## Given instruction
Restate the listing below word for word, omitting any images.

## Provided material
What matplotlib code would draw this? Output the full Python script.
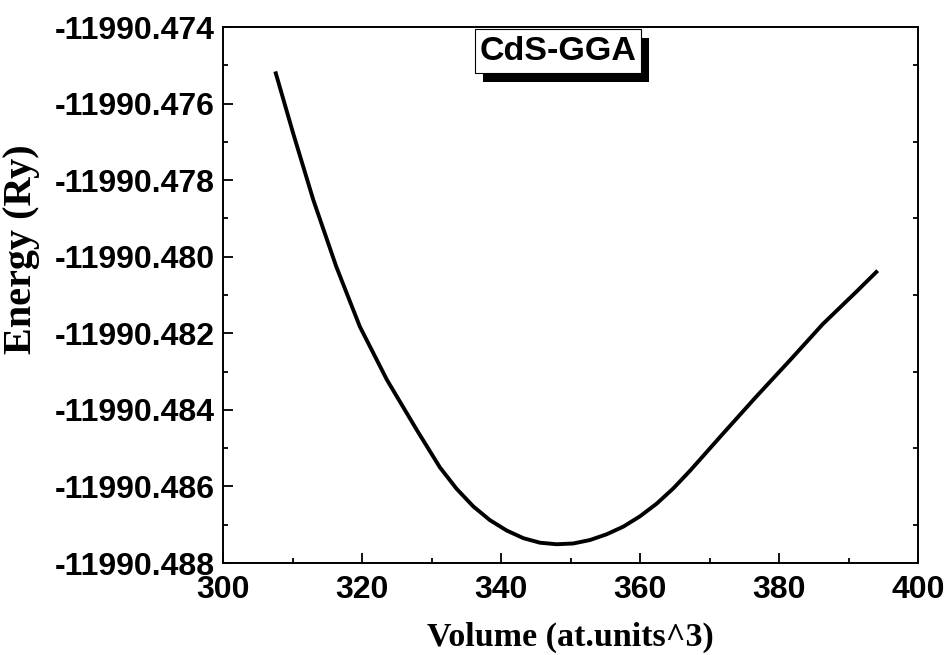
import numpy as np
import matplotlib
matplotlib.use("Agg")
import matplotlib.pyplot as plt
from matplotlib.patches import Rectangle
from matplotlib.ticker import FormatStrFormatter, MultipleLocator

# E-V curve (volume in at.units^3, energy in Ry)
volume = [307.6, 310.1, 313.0, 316.3, 319.7, 323.6, 327.9, 331.2, 333.6, 336.0,
          338.4, 340.8, 343.2, 345.6, 348.0, 350.4, 352.8, 355.2, 357.6, 360.0,
          362.4, 364.8, 367.2, 371.9, 376.7, 381.6, 386.3, 391.1, 394.0]
energy = [-11990.47521, -11990.47678, -11990.47852, -11990.48026, -11990.48183,
          -11990.48322, -11990.48453, -11990.48550, -11990.48606, -11990.48652,
          -11990.48688, -11990.48715, -11990.48735, -11990.48747, -11990.48751,
          -11990.48749, -11990.48740, -11990.48725, -11990.48705, -11990.48678,
          -11990.48645, -11990.48605, -11990.48559, -11990.48463, -11990.48366,
          -11990.48270, -11990.48176, -11990.48092, -11990.48040]

x_ticks = [300, 320, 340, 360, 380, 400]
y_lim = (-11990.488, -11990.474)
label = "CdS-GGA"

SANS = ["Liberation Sans", "DejaVu Sans"]
SERIF = ["Liberation Serif", "DejaVu Serif"]

fig = plt.figure(figsize=(9.46, 6.55), dpi=100)
ax = fig.add_axes([223 / 946, 1 - 563 / 655, (918 - 223) / 946, (563 - 27) / 655])

ax.plot(volume, energy, color="black", lw=2.8, solid_joinstyle="round")

ax.set_xlim(300, 400)
ax.set_ylim(*y_lim)
ax.set_xticks(x_ticks)
ax.xaxis.set_minor_locator(MultipleLocator(10))
ax.yaxis.set_major_locator(MultipleLocator(0.002))
ax.yaxis.set_minor_locator(MultipleLocator(0.001))
ax.yaxis.set_major_formatter(FormatStrFormatter("%.3f"))

for s in ax.spines.values():
    s.set_linewidth(1.4)

ax.tick_params(which="major", direction="in", length=7, width=1.3,
               left=True, bottom=True, right=False, top=False, pad=6)
ax.tick_params(which="minor", direction="in", length=3.6, width=1.3,
               left=True, bottom=True, right=True, top=False)
ax.tick_params(axis="x", which="major", pad=8.5)

for t in ax.get_xticklabels() + ax.get_yticklabels():
    t.set_family(SANS)
    t.set_fontweight("bold")
    t.set_fontsize(23)

ax.set_xlabel("Volume (at.units^3)", family=SERIF, fontweight="bold", fontsize=24.5)
ax.xaxis.set_label_coords(0.5, (563 - 637) / 536)
ax.xaxis.label.set_va("center")
ax.set_ylabel("Energy (Ry)", family=SERIF, fontweight="bold", fontsize=29)
ax.yaxis.set_label_coords((22 - 223) / 695, (563 - 249) / 536)
ax.yaxis.label.set_va("center")

# label box with drop shadow
bx0, by0, bw, bh = 475, 29, 166, 44
fig.patches.append(Rectangle(((bx0 + 8) / 946, 1 - (by0 + bh + 9) / 655), bw / 946, bh / 655,
                             transform=fig.transFigure, facecolor="black", edgecolor="none", zorder=5))
fig.patches.append(Rectangle((bx0 / 946, 1 - (by0 + bh) / 655), bw / 946, bh / 655,
                             transform=fig.transFigure, facecolor="white", edgecolor="black",
                             lw=0.8, zorder=6))
fig.text((bx0 + bw / 2) / 946, 1 - (by0 + bh / 2) / 655, label, family=SANS, fontweight="bold",
         fontsize=24.5, ha="center", va="center", zorder=7)

fig.savefig("out.png", dpi=100)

## Solution for this task
What matplotlib code would draw this? Output the full Python script.
import numpy as np
import matplotlib
matplotlib.use("Agg")
import matplotlib.pyplot as plt
from matplotlib.patches import Rectangle
from matplotlib.ticker import FormatStrFormatter, MultipleLocator

# E-V curve (volume in at.units^3, energy in Ry)
volume = [307.6, 310.1, 313.0, 316.3, 319.7, 323.6, 327.9, 331.2, 333.6, 336.0,
          338.4, 340.8, 343.2, 345.6, 348.0, 350.4, 352.8, 355.2, 357.6, 360.0,
          362.4, 364.8, 367.2, 371.9, 376.7, 381.6, 386.3, 391.1, 394.0]
energy = [-11990.47521, -11990.47678, -11990.47852, -11990.48026, -11990.48183,
          -11990.48322, -11990.48453, -11990.48550, -11990.48606, -11990.48652,
          -11990.48688, -11990.48715, -11990.48735, -11990.48747, -11990.48751,
          -11990.48749, -11990.48740, -11990.48725, -11990.48705, -11990.48678,
          -11990.48645, -11990.48605, -11990.48559, -11990.48463, -11990.48366,
          -11990.48270, -11990.48176, -11990.48092, -11990.48040]

x_ticks = [300, 320, 340, 360, 380, 400]
y_lim = (-11990.488, -11990.474)
label = "CdS-GGA"

SANS = ["Liberation Sans", "DejaVu Sans"]
SERIF = ["Liberation Serif", "DejaVu Serif"]

fig = plt.figure(figsize=(9.46, 6.55), dpi=100)
ax = fig.add_axes([223 / 946, 1 - 563 / 655, (918 - 223) / 946, (563 - 27) / 655])

ax.plot(volume, energy, color="black", lw=2.8, solid_joinstyle="round")

ax.set_xlim(300, 400)
ax.set_ylim(*y_lim)
ax.set_xticks(x_ticks)
ax.xaxis.set_minor_locator(MultipleLocator(10))
ax.yaxis.set_major_locator(MultipleLocator(0.002))
ax.yaxis.set_minor_locator(MultipleLocator(0.001))
ax.yaxis.set_major_formatter(FormatStrFormatter("%.3f"))

for s in ax.spines.values():
    s.set_linewidth(1.4)

ax.tick_params(which="major", direction="in", length=7, width=1.3,
               left=True, bottom=True, right=False, top=False, pad=6)
ax.tick_params(which="minor", direction="in", length=3.6, width=1.3,
               left=True, bottom=True, right=True, top=False)
ax.tick_params(axis="x", which="major", pad=8.5)

for t in ax.get_xticklabels() + ax.get_yticklabels():
    t.set_family(SANS)
    t.set_fontweight("bold")
    t.set_fontsize(23)

ax.set_xlabel("Volume (at.units^3)", family=SERIF, fontweight="bold", fontsize=24.5)
ax.xaxis.set_label_coords(0.5, (563 - 637) / 536)
ax.xaxis.label.set_va("center")
ax.set_ylabel("Energy (Ry)", family=SERIF, fontweight="bold", fontsize=29)
ax.yaxis.set_label_coords((22 - 223) / 695, (563 - 249) / 536)
ax.yaxis.label.set_va("center")

# label box with drop shadow
bx0, by0, bw, bh = 475, 29, 166, 44
fig.patches.append(Rectangle(((bx0 + 8) / 946, 1 - (by0 + bh + 9) / 655), bw / 946, bh / 655,
                             transform=fig.transFigure, facecolor="black", edgecolor="none", zorder=5))
fig.patches.append(Rectangle((bx0 / 946, 1 - (by0 + bh) / 655), bw / 946, bh / 655,
                             transform=fig.transFigure, facecolor="white", edgecolor="black",
                             lw=0.8, zorder=6))
fig.text((bx0 + bw / 2) / 946, 1 - (by0 + bh / 2) / 655, label, family=SANS, fontweight="bold",
         fontsize=24.5, ha="center", va="center", zorder=7)

fig.savefig("out.png", dpi=100)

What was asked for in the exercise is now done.